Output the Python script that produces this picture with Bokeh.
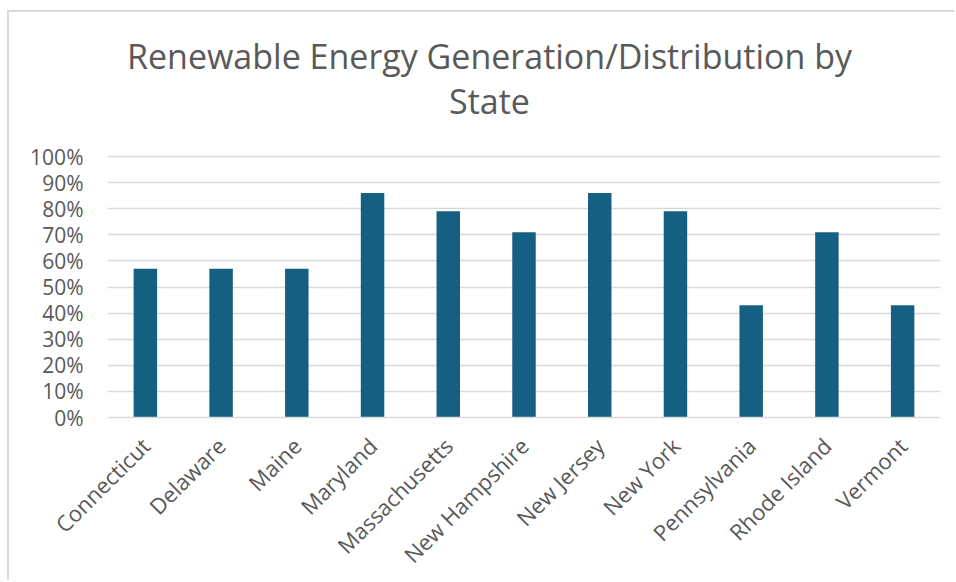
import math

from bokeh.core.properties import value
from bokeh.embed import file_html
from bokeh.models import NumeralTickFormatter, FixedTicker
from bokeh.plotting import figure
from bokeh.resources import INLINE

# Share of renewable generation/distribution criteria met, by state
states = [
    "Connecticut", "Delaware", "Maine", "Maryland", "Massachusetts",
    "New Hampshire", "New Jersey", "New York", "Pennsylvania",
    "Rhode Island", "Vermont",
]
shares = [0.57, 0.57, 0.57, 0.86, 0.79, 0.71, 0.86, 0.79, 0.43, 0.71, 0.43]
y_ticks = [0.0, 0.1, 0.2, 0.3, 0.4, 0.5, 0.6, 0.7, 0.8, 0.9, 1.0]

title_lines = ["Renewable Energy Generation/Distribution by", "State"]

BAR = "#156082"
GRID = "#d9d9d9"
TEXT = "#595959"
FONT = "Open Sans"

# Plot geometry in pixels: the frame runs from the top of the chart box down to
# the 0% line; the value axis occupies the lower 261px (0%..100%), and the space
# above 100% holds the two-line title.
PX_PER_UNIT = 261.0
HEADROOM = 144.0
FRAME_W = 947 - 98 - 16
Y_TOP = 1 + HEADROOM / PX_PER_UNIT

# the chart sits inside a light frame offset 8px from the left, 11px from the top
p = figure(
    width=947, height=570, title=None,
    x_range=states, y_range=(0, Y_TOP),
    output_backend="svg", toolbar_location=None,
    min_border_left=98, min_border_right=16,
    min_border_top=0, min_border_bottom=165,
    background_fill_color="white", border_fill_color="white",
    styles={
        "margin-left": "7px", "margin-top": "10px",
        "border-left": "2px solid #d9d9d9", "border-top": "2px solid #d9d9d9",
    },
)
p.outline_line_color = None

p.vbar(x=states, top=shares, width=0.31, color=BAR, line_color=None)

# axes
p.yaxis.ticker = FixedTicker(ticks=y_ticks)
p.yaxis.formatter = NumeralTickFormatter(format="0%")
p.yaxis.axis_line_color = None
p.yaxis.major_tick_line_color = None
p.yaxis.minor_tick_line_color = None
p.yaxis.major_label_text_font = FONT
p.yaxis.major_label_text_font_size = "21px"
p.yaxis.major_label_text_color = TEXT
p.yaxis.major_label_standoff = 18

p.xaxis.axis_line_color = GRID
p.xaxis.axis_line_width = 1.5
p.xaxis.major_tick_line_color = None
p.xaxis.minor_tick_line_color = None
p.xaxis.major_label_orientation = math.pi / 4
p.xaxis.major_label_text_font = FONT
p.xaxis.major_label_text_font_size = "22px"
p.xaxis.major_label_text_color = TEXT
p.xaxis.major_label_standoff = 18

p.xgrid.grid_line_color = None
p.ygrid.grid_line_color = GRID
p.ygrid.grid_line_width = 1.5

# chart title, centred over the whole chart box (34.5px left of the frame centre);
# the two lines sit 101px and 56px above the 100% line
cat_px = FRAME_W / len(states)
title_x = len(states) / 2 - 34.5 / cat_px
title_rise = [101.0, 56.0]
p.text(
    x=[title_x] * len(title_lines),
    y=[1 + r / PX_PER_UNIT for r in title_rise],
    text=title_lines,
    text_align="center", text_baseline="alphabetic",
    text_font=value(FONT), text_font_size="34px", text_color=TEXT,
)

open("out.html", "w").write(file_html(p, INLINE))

• • •

**Work to be completed**
Write out again, exactly, the lines from the start of the listing up to the line containing "from bokeh.resources import INLINE", with both ends and without pictures.

**Final result**
Output the Python script that produces this picture with Bokeh.
import math

from bokeh.core.properties import value
from bokeh.embed import file_html
from bokeh.models import NumeralTickFormatter, FixedTicker
from bokeh.plotting import figure
from bokeh.resources import INLINE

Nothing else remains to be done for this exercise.